Por favor, que alguien les avise que estamos en el siglo XXI. Que lean algún libro de Margaret Mead, la antropóloga del siglo pasado que se metía en sociedades donde la estructura familiar era completamente distinta a la única reconocida por la iglesia. Aunque sea, que miren el Discovery Channel, o el National Geographic, que cada dos por tres se despachan con documentales sobre pueblos cuyos niños son criados por sus tíos maternos y a nadie se le mueve un pelo. Donde podemos conocer sociedades que reconocen tres y hasta cuatro géneros, en México o en la India.

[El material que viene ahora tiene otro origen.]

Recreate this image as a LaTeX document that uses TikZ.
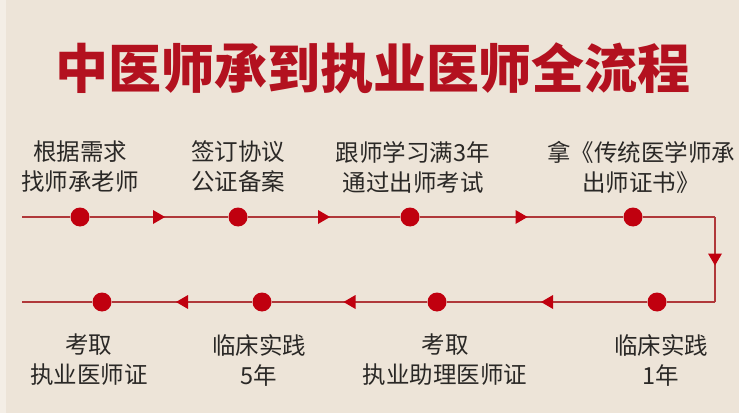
\documentclass[tikz,border=0pt]{standalone}
\usepackage{fontspec}
\setmainfont{Noto Sans CJK SC}
\usetikzlibrary{decorations.markings}
\definecolor{bgbeige}{HTML}{EDE4D8}
\definecolor{edgebeige}{HTML}{F4EEE6}
\definecolor{titlered}{HTML}{B3111F}
\definecolor{dotred}{HTML}{C0000F}
\definecolor{linered}{HTML}{B0383A}
\definecolor{txtgray}{HTML}{2A2826}

\begin{document}
\begin{tikzpicture}[x=1pt,y=1pt,
  dot/.style={circle,fill=dotred,inner sep=0pt,minimum size=19pt},
  lbl/.style={align=center,text=txtgray,font=\fontsize{23.5}{30}\selectfont},
  line/.style={draw=linered,line width=1.3pt},
  flow/.style={line,postaction={decorate},
    decoration={markings,mark=at position 0.5 with
      {\fill[dotred] (6pt,0pt)--(-6pt,7pt)--(-6pt,-7pt)--cycle;}}}]
\fill[bgbeige] (0,0) rectangle (739,413);
\fill[edgebeige] (0,0) rectangle (6,413);
\useasboundingbox (0,0) rectangle (739,413);

\node[text=titlered,font=\fontsize{53}{55}\selectfont\bfseries] (title) at (373,345) {中医师承到执业医师全流程};

% top row, left to right
\coordinate (s) at (22,196);
\node[dot] (d1) at (80,196) {};
\node[dot] (d2) at (238,196) {};
\node[dot] (d3) at (410,196) {};
\node[dot] (d4) at (633,196) {};
\coordinate (c1) at (715,196);
\coordinate (c2) at (715,111);

% bottom row, right to left
\node[dot] (d5) at (657,111) {};
\node[dot] (d6) at (437,111) {};
\node[dot] (d7) at (262,111) {};
\node[dot] (d8) at (102,111) {};
\coordinate (e) at (22,111);

\draw[line] (s) -- (d1);
\draw[flow] (d1) -- (d2);
\draw[flow] (d2) -- (d3);
\draw[flow] (d3) -- (d4);
\draw[line] (d4) -- (c1);
\draw[flow] (c1) -- (c2);
\draw[line] (c2) -- (d5);
\draw[flow] (d5) -- (d6);
\draw[flow] (d6) -- (d7);
\draw[flow] (d7) -- (d8);
\draw[line] (d8) -- (e);

\node[lbl] (t1) at (80,246) {根据需求\\找师承老师};
\node[lbl] (t2) at (238,246) {签订协议\\公证备案};
\node[lbl] (t3) at (413,246) {跟师学习满3年\\通过出师考试};
\node[lbl] (t4) at (641,246) {拿《传统医学师承\\出师证书》};

\node[lbl] (b1) at (89,53) {考取\\执业医师证};
\node[lbl] (b2) at (259,53) {临床实践\\5年};
\node[lbl] (b3) at (445,53) {考取\\执业助理医师证};
\node[lbl] (b4) at (661,53) {临床实践\\1年};
\end{tikzpicture}
\end{document}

Y todavía preguntan, con cara de inocencia, si deberemos enseñarles a los chicos que la familia cambió. Pero claro que cambió. Y va a seguir cambiando. Ayer, mi nieta de siete años vio en el diario una foto de una pareja gay. Uno de ellos llevaba un ramo de flores en la mano, y ella, con una risita cómplice, dijo “se están casando”, y siguió jugando.
La realidad les pega cachetazos mientras ellos siguen durmiendo su sueño de poder vaticano e inmutable.
Por supuesto que Bergoglio y compañía no pueden reconocer que el matrimonio, la familia y hasta la forma de tener sexo son construcciones culturales, y no inscripciones divinas en el alma de los humanos. Ya les debe resultar bastante duro saber que nuestro mapa genético no es radicalmente distinto al de un gusano. Hay que hacer como que no pasa nada, como que nada cambia, la Tierra sigue siendo el centro del universo, el hombre fue hecho con barro por Dios, la mujer con una costilla del primer hombre, todo está escrito, el ser humano es una creación divina. Porque si pusieran todo eso en duda, tendrían que llegar a la misma conclusión que muchos de nosotros: que Dios es una creación del hombre, y no al revés.
Por eso, como dijo mi amiga Lía, ojalá que alguna vez alguien se atreva a ponerle el cascabel al gato, y pague el costo político —con la inmensa ganancia que eso traería para todos los argentinos— de separar la Iglesia del Estado.